Greenhithe FC
- Full name: Greenhithe Football Club
- Founded: 2012
- Ground: Wainoni Park, Churchouse Rd, Greenhithe, North Shore, New Zealand
- Chairman: Kerrin Thomson
- Manager: Sergio Alva
- League: NRF Division 4
- 2025: NRF Division 4, 7th of 10
| Home colours | Away colours |

= Greenhithe FC =

Greenhithe Football Club, commonly referred to as Greenhithe Catimba (“gamesmanship” in Portuguese), is an amateur association football club based in the suburb of Greenhithe, Auckland, New Zealand. They are part of the Northern Football Federation, currently competing in the NRFL Division 2. They also compete in the New Zealand Chatham Cup.

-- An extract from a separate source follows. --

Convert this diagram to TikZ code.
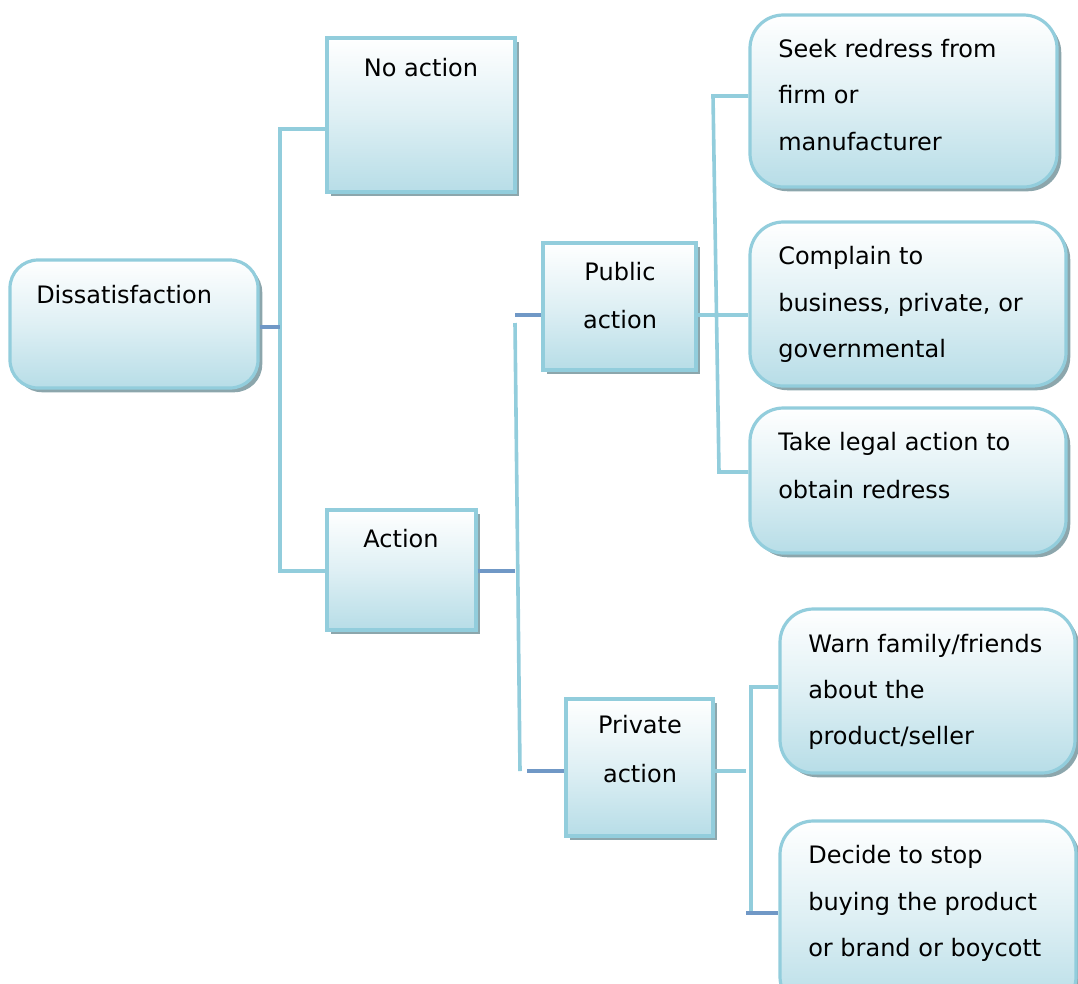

Greenhithe strongly represents the Latin American community in Auckland, forming a relationship with Latin American social side Catimba in 2018; as a result, Greenhithe had more Argentine players than any other club outside Argentina in 2018.

==History==
Originally founded in 1983 as a junior club, in 2016 the club changed its name from Greenhithe Junior Football Club to Greenhithe Football Club to prepare to expand the club and start including senior teams including social and women's football. In their first year offering senior football, the club had six teams competing with five men and one women's team for the 2018 season as part of Northern Football Federation.